- Given exercise:
Starting with the first line below, extract each line through the one that contains "import * as", inclusive, excluding pictures.

════════════════

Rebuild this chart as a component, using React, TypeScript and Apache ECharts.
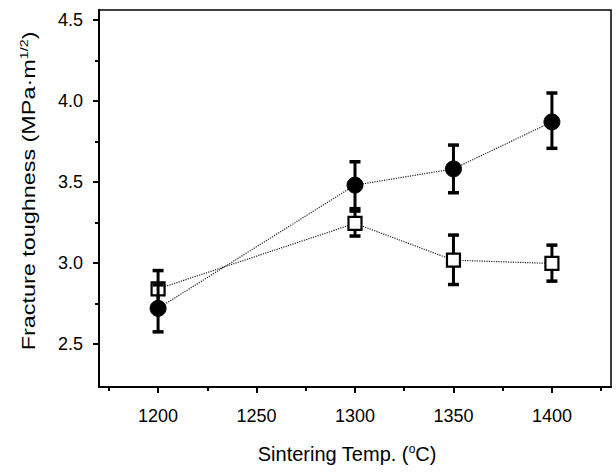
import React, { useEffect, useRef } from "react";
import * as echarts from "echarts";

const temps = [1200, 1300, 1350, 1400];
const circleMean = [2.72, 3.48, 3.58, 3.87];
const circleLow = [2.575, 3.335, 3.433, 3.707];
const circleHigh = [2.865, 3.624, 3.727, 4.048];
const squareMean = [2.84, 3.244, 3.017, 2.997];
const squareLow = [2.73, 3.166, 2.867, 2.888];
const squareHigh = [2.953, 3.32, 3.172, 3.11];
const xMajor = [1200, 1250, 1300, 1350, 1400];
const xMinor = [1175, 1225, 1275, 1325, 1375, 1425];
const yMajor = [2.5, 3.0, 3.5, 4.0, 4.5];
const yMinor = [2.75, 3.25, 3.75, 4.25];

const FONT = "Liberation Sans, Arial, sans-serif";

function errRender(params: any, api: any) {
  const x = api.value(0);
  const lo = api.coord([x, api.value(1)]);
  const hi = api.coord([x, api.value(2)]);
  const cap = 5.5;
  const st = { stroke: "#000", lineWidth: 3.5 };
  return {
    type: "group",
    children: [
      { type: "line", shape: { x1: lo[0], y1: lo[1], x2: hi[0], y2: hi[1] }, style: { stroke: "#000", lineWidth: 3 } },
      { type: "line", shape: { x1: lo[0] - cap, y1: lo[1], x2: lo[0] + cap, y2: lo[1] }, style: st },
      { type: "line", shape: { x1: hi[0] - cap, y1: hi[1], x2: hi[0] + cap, y2: hi[1] }, style: st },
    ],
  };
}

export default function App() {
  const ref = useRef<HTMLDivElement>(null);
  useEffect(() => {
    document.body.style.margin = "0";
    const chart = echarts.init(ref.current!, null, { renderer: "svg" });
    const xMin = 1170, xMax = 1430, yMin = 2.235, yMax = 4.56;
    const baseX = {
      type: "value",
      min: xMin,
      max: xMax,
      position: "bottom",
      splitLine: { show: false },
    };
    const baseY = {
      type: "value",
      min: yMin,
      max: yMax,
      position: "left",
      splitLine: { show: false },
    };
    chart.setOption({
      animation: false,
      backgroundColor: "#fff",
      grid: {
        left: 99,
        right: 5,
        top: 10,
        bottom: 85,
        show: true,
        borderColor: "#000",
        borderWidth: 1.5,
        backgroundColor: "transparent",
      },
      xAxis: [
        {
          ...baseX,
          axisLine: { show: true, lineStyle: { color: "#000", width: 2 } },
          axisTick: { show: true, inside: false, length: 6, lineStyle: { color: "#000", width: 2 }, customValues: xMajor },
          axisLabel: {
            show: true, color: "#000", fontSize: 18, fontFamily: FONT, margin: 20, customValues: xMajor,
            formatter: (v: number) => String(v),
          },
        },
        {
          ...baseX,
          axisLine: { show: false },
          axisTick: { show: true, inside: false, length: 4, lineStyle: { color: "#000", width: 2 }, customValues: xMinor },
          axisLabel: { show: false },
        },
      ],
      yAxis: [
        {
          ...baseY,
          axisLine: { show: true, lineStyle: { color: "#000", width: 2 } },
          axisTick: { show: true, inside: false, length: 6, lineStyle: { color: "#000", width: 2 }, customValues: yMajor },
          axisLabel: {
            show: true, color: "#000", fontSize: 18, fontFamily: FONT, margin: 16, customValues: yMajor,
            formatter: (v: number) => v.toFixed(1),
          },
        },
        {
          ...baseY,
          axisLine: { show: false },
          axisTick: { show: true, inside: false, length: 4, lineStyle: { color: "#000", width: 2 }, customValues: yMinor },
          axisLabel: { show: false },
        },
      ],
      graphic: [
        {
          type: "text",
          x: 347,
          y: 454,
          style: {
            text: "{a|Sintering Temp. (}{s|o}{a|C)}",
            align: "center",
            verticalAlign: "middle",
            rich: {
              a: { fontSize: 20, fontFamily: FONT, fill: "#000", lineHeight: 22 },
              s: { fontSize: 12, fontFamily: FONT, fill: "#000", verticalAlign: "top", lineHeight: 22 },
            },
          },
        },
        {
          type: "text",
          x: 29,
          y: 191,
          rotation: Math.PI / 2,
          scaleX: 1.3,
          style: {
            text: "{a|Fracture toughness (MPa·m}{s|1/2}{a|)}",
            align: "center",
            verticalAlign: "middle",
            rich: {
              a: { fontSize: 18, fontFamily: FONT, fill: "#000", lineHeight: 20 },
              s: { fontSize: 11, fontFamily: FONT, fill: "#000", verticalAlign: "top", lineHeight: 20 },
            },
          },
        },
      ],
      series: [
        {
          type: "custom",
          name: "square err",
          xAxisIndex: 0,
          yAxisIndex: 0,
          renderItem: errRender,
          encode: { x: 0, y: [1, 2] },
          data: temps.map((t, i) => [t, squareLow[i], squareHigh[i]]),
          z: 1,
        },
        {
          type: "line",
          name: "square",
          xAxisIndex: 0,
          yAxisIndex: 0,
          data: temps.map((t, i) => [t, squareMean[i]]),
          symbol: "rect",
          symbolSize: 13,
          showAllSymbol: true,
          lineStyle: { color: "#222", width: 1.2, type: "dotted" },
          itemStyle: { color: "#fff", borderColor: "#000", borderWidth: 2.2 },
          z: 2,
        },
        {
          type: "custom",
          name: "circle err",
          xAxisIndex: 0,
          yAxisIndex: 0,
          renderItem: errRender,
          encode: { x: 0, y: [1, 2] },
          data: temps.map((t, i) => [t, circleLow[i], circleHigh[i]]),
          z: 3,
        },
        {
          type: "line",
          name: "circle",
          xAxisIndex: 0,
          yAxisIndex: 0,
          data: temps.map((t, i) => [t, circleMean[i]]),
          symbol: "circle",
          symbolSize: 16,
          showAllSymbol: true,
          lineStyle: { color: "#222", width: 1.2, type: "dotted" },
          itemStyle: { color: "#000", borderColor: "#000", borderWidth: 1 },
          z: 4,
        },
      ],
    });
    return () => chart.dispose();
  }, []);
  return <div ref={ref} style={{ width: 616, height: 472 }} />;
}
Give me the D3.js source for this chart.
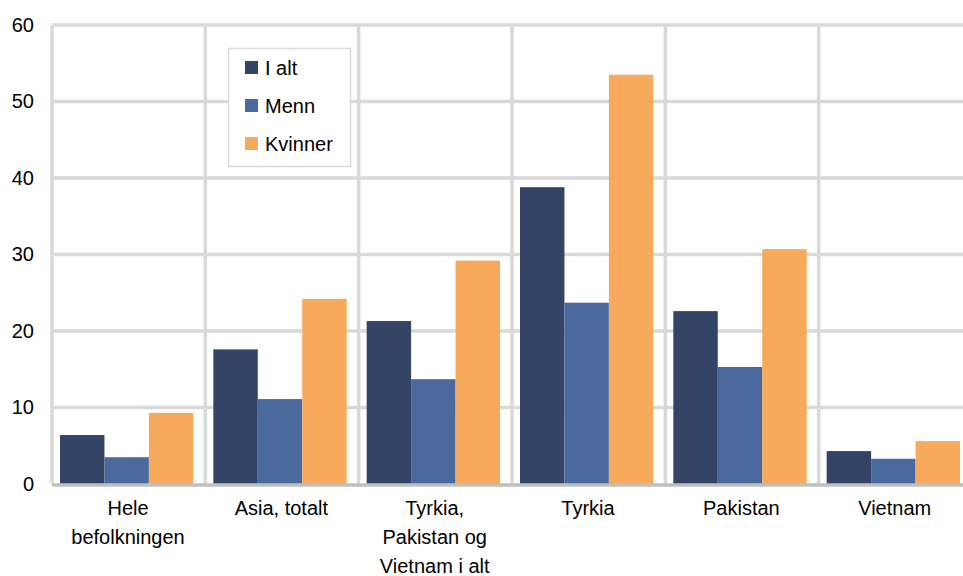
<!DOCTYPE html>
<meta charset="utf-8">
<script src="https://d3js.org/d3.v7.min.js"></script>
<body style="margin:0;background:#fff">
<div id="chart"></div>
</body>
<script>
// data
var categories = [["Hele", "befolkningen"], ["Asia, totalt"], ["Tyrkia,", "Pakistan og", "Vietnam i alt"], ["Tyrkia"], ["Pakistan"], ["Vietnam"]];
var series = ["I alt", "Menn", "Kvinner"];
var iAlt    = [6.4, 17.6, 21.3, 38.8, 22.6, 4.3];
var menn    = [3.5, 11.1, 13.7, 23.7, 15.3, 3.3];
var kvinner = [9.3, 24.2, 29.2, 53.5, 30.7, 5.6];
var yTicks = [0, 10, 20, 30, 40, 50, 60];
var colors = ["#334466", "#4a6a9e", "#f7a95c"];

var values = [iAlt, menn, kvinner];
var margin = {top: 25, left: 52},
    width = 920, height = 459;
var font = "'Liberation Sans', Arial, sans-serif";

var svg = d3.select("#chart").append("svg")
    .attr("width", 963).attr("height", 576)
    .style("font-family", font);

var g = svg.append("g").attr("transform", "translate(" + margin.left + "," + margin.top + ")");

var x = d3.scaleBand().domain(d3.range(categories.length)).range([0, width]);
var xSub = d3.scaleBand().domain(d3.range(series.length))
    .range([8, x.bandwidth() - 12]);
var y = d3.scaleLinear().domain([0, 60]).range([height, 0]);

// grid
g.selectAll(".hgrid").data(yTicks.slice(1)).enter().append("line")
    .attr("x1", 0).attr("x2", width)
    .attr("y1", function(d) { return y(d); }).attr("y2", function(d) { return y(d); })
    .attr("stroke", "#d9d9d9").attr("stroke-width", 3.5);
g.selectAll(".vgrid").data(d3.range(categories.length)).enter().append("line")
    .attr("x1", function(d) { return x(d); }).attr("x2", function(d) { return x(d); })
    .attr("y1", 0).attr("y2", height)
    .attr("stroke", "#d9d9d9").attr("stroke-width", 3.5);

// bars
var groups = g.selectAll(".grp").data(categories).enter().append("g")
    .attr("transform", function(d, i) { return "translate(" + x(i) + ",0)"; });
groups.selectAll("rect")
    .data(function(d, i) { return values.map(function(v, s) { return {s: s, v: v[i]}; }); })
    .enter().append("rect")
    .attr("x", function(d) { return xSub(d.s); })
    .attr("width", xSub.bandwidth())
    .attr("y", function(d) { return y(d.v); })
    .attr("height", function(d) { return height - y(d.v); })
    .attr("fill", function(d) { return colors[d.s]; });

// zero axis
g.append("line").attr("x1", 0).attr("x2", width)
    .attr("y1", y(0) + 1).attr("y2", y(0) + 1)
    .attr("stroke", "#bfbfbf").attr("stroke-width", 3.5);

// y labels
var yAxis = g.append("g").call(d3.axisLeft(y).tickValues(yTicks).tickSize(0).tickPadding(18));
yAxis.select(".domain").remove();
yAxis.selectAll("text").attr("font-size", 20).attr("fill", "#000")
    .attr("font-family", font);

// x labels
var xl = g.selectAll(".xl").data(categories).enter().append("text")
    .attr("text-anchor", "middle")
    .attr("font-size", 20).attr("fill", "#000")
    .attr("transform", function(d, i) { return "translate(" + (x(i) + 76) + "," + (height + 31) + ")"; });
xl.selectAll("tspan").data(function(d) { return d; }).enter().append("tspan")
    .attr("x", 0).attr("dy", function(d, i) { return i ? 29 : 0; })
    .text(function(d) { return d; });

// legend
var lg = svg.append("g").attr("transform", "translate(228,48)");
lg.append("rect").attr("x", 0.5).attr("y", 0.5).attr("width", 122).attr("height", 118)
    .attr("fill", "#fff").attr("stroke", "#d9d9d9").attr("stroke-width", 1.5);
var li = lg.selectAll(".li").data(series).enter().append("g")
    .attr("transform", function(d, i) { return "translate(17," + (13 + i * 38) + ")"; });
li.append("rect").attr("width", 13).attr("height", 13)
    .attr("fill", function(d, i) { return colors[i]; });
li.append("text").attr("x", 20).attr("y", 14).attr("font-size", 20).attr("fill", "#000")
    .text(function(d) { return d; });
</script>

════════════════

- Result:
Rebuild this chart as a component, using React, TypeScript and Apache ECharts.
import React, { useEffect, useRef } from "react";
import * as echarts from "echarts";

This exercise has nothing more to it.